I think I said something like, “Thanks for asking, I actually don’t really like to be touched in conversation.” He said, “Ok cool thanks for letting me know,” and the conversation continued on as normal.
That brief moment completely changed my world. I was astonished at how much more comfortable I felt at this party, knowing that people were going to ask me before touching me. When it was time to leave, and the friend that brought me was hugging everyone goodbye, someone turned to me smiling and said “are you a hugger?” We high fived instead.
So my rule is, when in doubt, I emulate what I learned from my poly friends: Ask!
And I promise it’s possible to ask without making things awkward, despite what media talking heads, college guys, and porn like to imply.
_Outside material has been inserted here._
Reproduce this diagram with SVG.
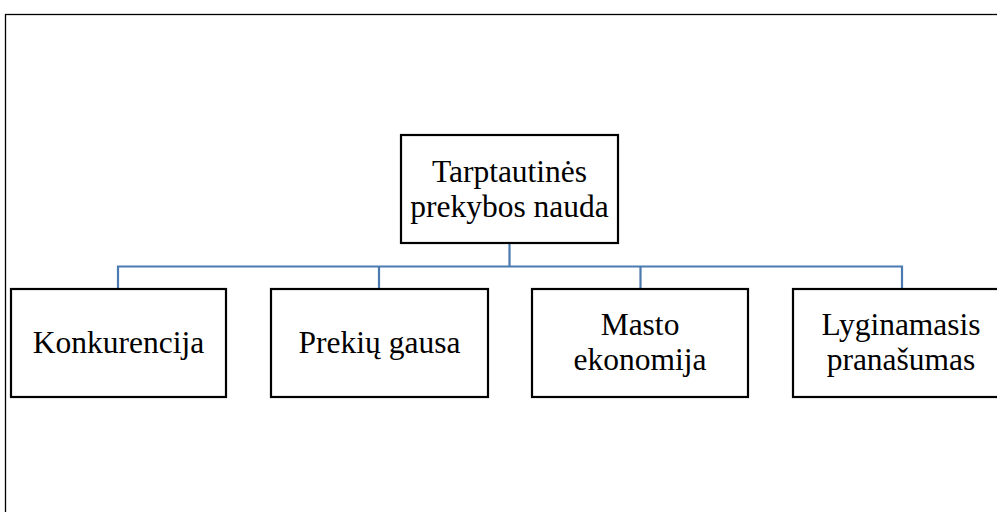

Are you staring deep into someone’s eyes (ew eye contact) wondering if it’s ok to kiss them? Say, “can I kiss you?”
It really is that simple.
I know I personally always appreciate having scripts on file, so here’s a small list of further phrasing ideas:
- “Can I touch you?”
- “Is this ok?”
- “Just let me know if anything is uncomfortable”
- “Does this feel ok?”
- “How do you like to be touched? Light or firm?”
- “Should I get a condom?”
- “Do you want to keep going?”
- “How far are you ok with going tonight?”
- “Are you ok?”
When in doubt: ASK. If you’re just assuming the answer: ASK. If you’re hoping for a yes and don’t want to ask in case they say no: ASK. If you’re trying to “convince” someone to have sex with you: Stop, and ASK! Always.